One of the first figures to plaster the internet with millions of spam messages before being driven underground has been criminally charged for hacking some 500,000 Facebook accounts, stealing their personal information, and sending 27 million unwanted advertisements.
Sanford Wallace, now 43, first figured out a way to evade Facebook's spam filters and then employed a script that automatically logged in to the accounts he had compromised and retrieve a list of all the users' friends, according to an indictment filed Thursday in federal court in San Jose, California. He then allegedly posted junk messages on each of the friends' Facebook wall.
When people clicked on a link in the message, they were directed to a website that phished their name, and account credentials, prosecutors said. He allegedly carried out the scheme in just five months, starting in November 2008.
“Wallace continued his spamming scheme by storing the information provided by Facebook users, such as email addresses and passwords,” the indictment stated. “Wallace then used the user's email address and password to log into Facebook in order to continue to send spam messages.”
The indictment comes almost two years after Facebook was awarded $711m in damages from Wallace after suing him over the alleged scam. He faced a similar lawsuit from MySpace that in 2008 resulted in a $230m judgement. It's doubtful the company has recovered a dime of either judgement.
Wallace surrendered to FBI agents in Las Vegas on Thursday.
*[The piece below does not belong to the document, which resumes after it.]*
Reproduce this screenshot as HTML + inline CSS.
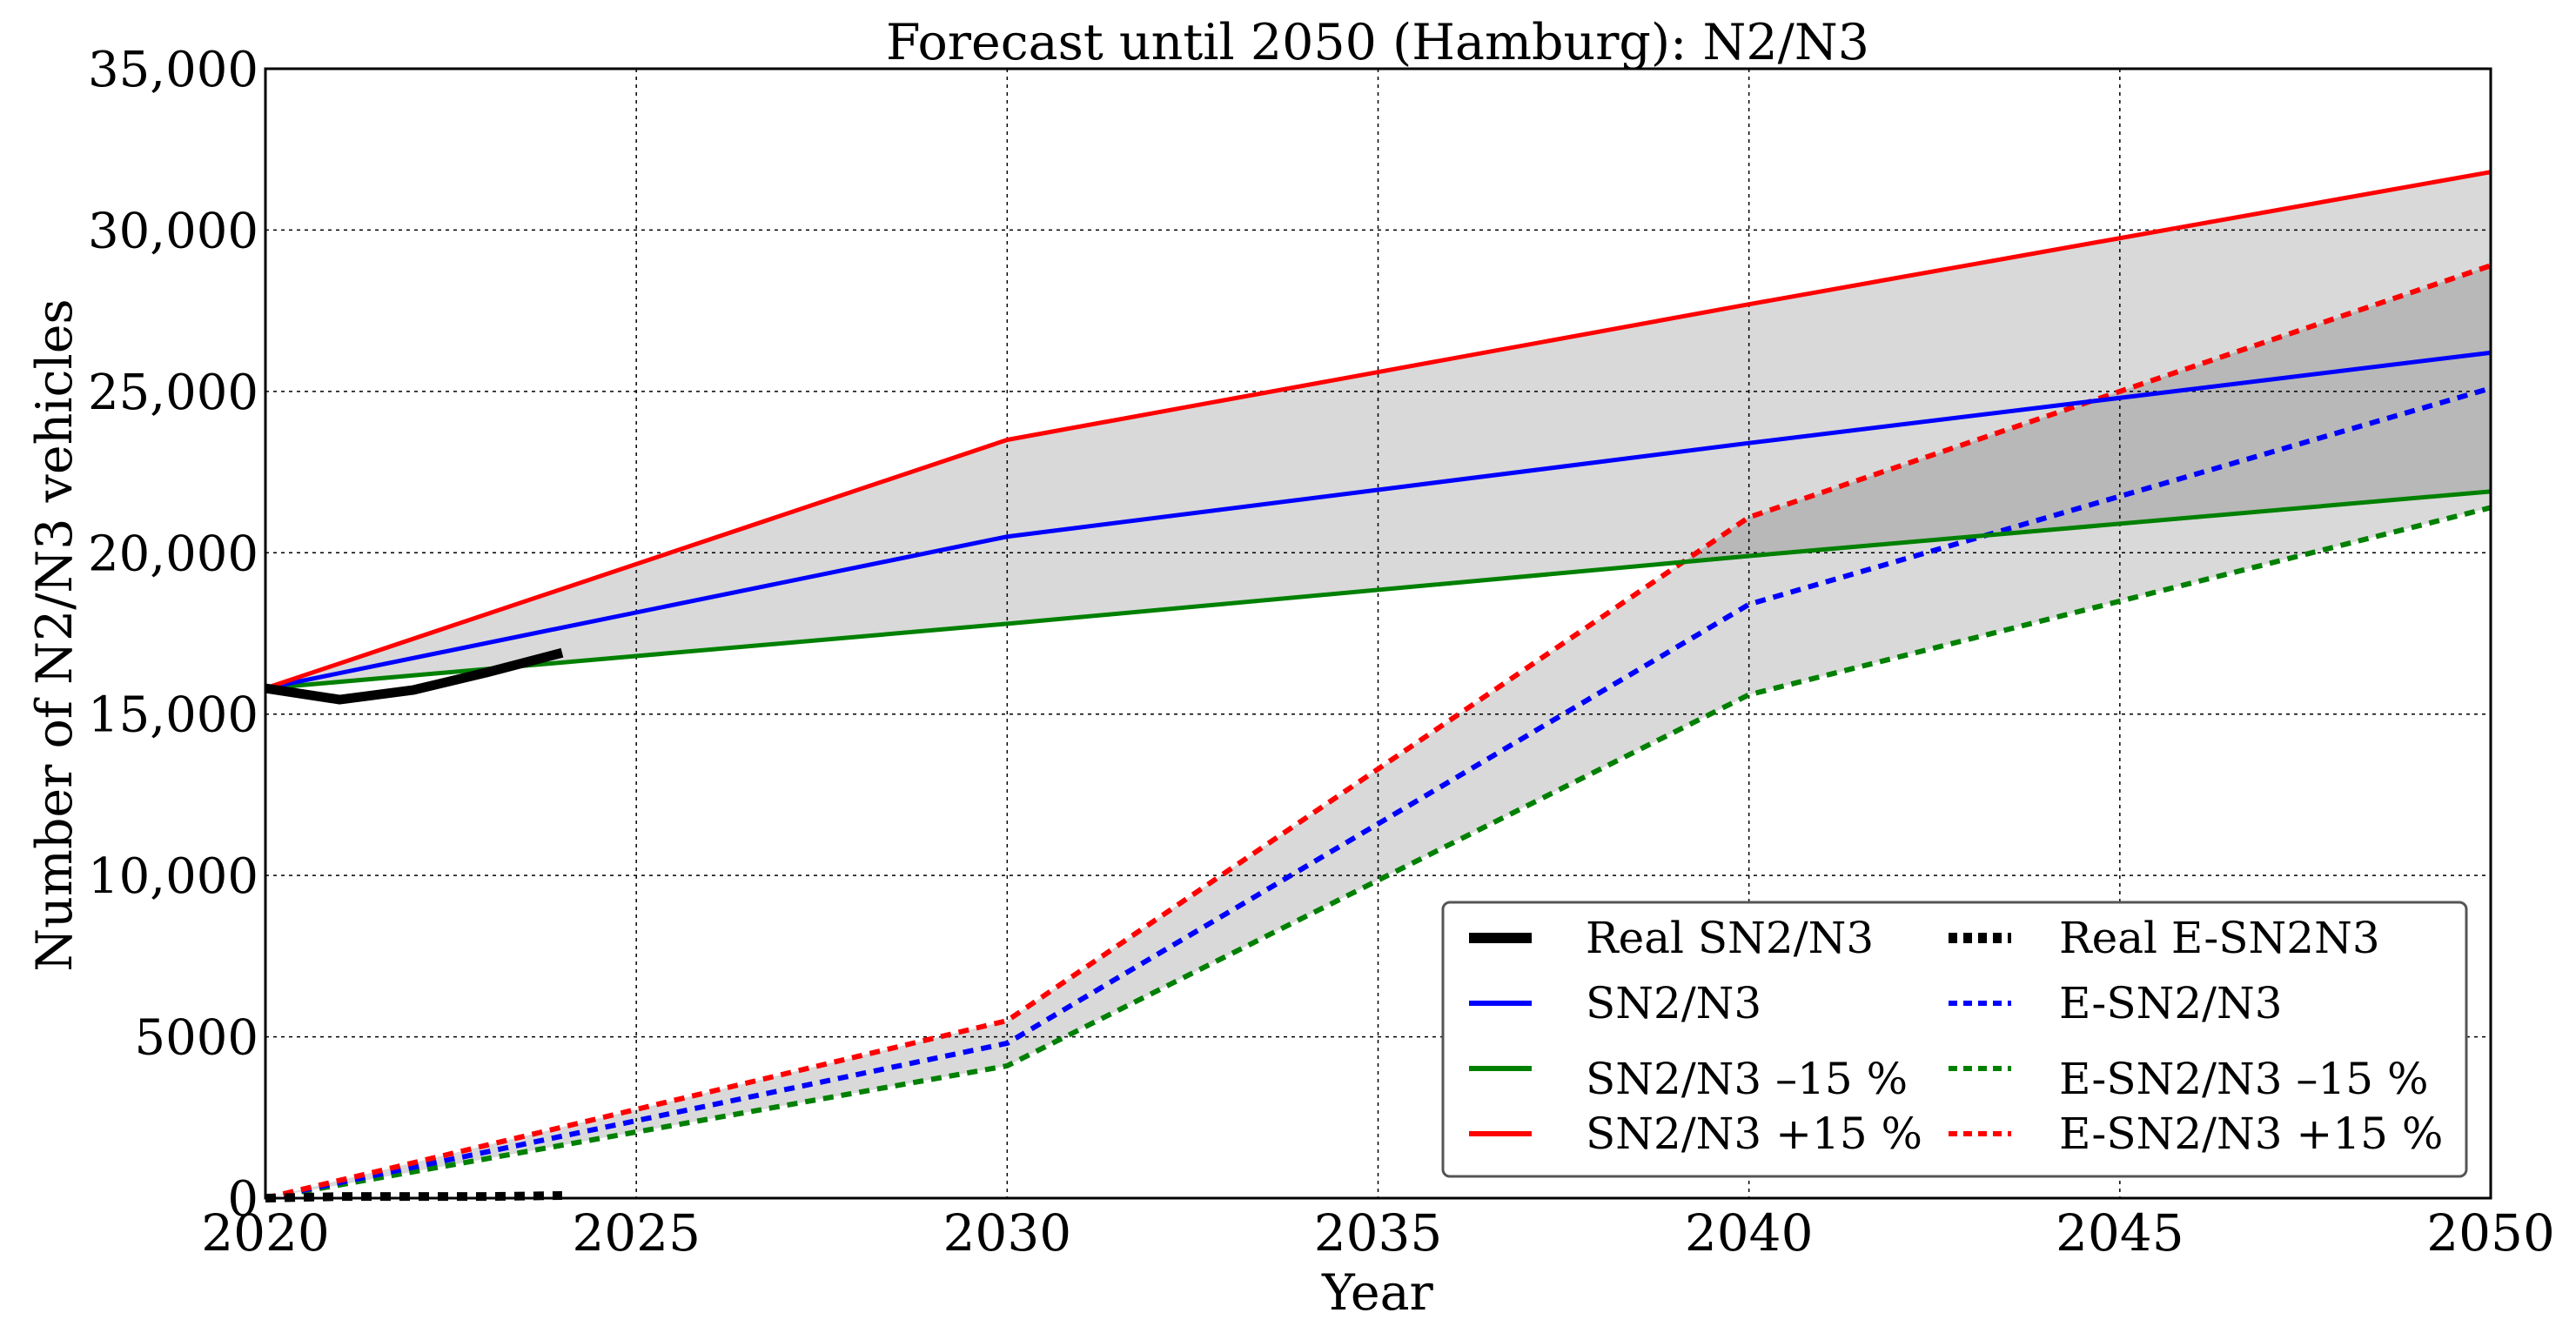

He made his initial appearance in court a little while later and was released on $100,000 bail. He was ordered not to access Facebook or MySpace.
The indictment charges Wallace with six counts of fraud and two counts of intentional damage to a protected computer. He was also charged with two counts of criminal contempt for logging in to Facebook after the federal judge in the civil action brought by the site ordered him not to. One of the forbidden logins occurred while Wallace was aboard a Virgin Airlines flight from Las Vegas to New York.
If convicted, he faces a maximum of three years in prison and a $250,000 fine for each fraud count and 10 years and a $250,000 fine for each intentional damage count. Penalties for the contempt charges are up to the judge.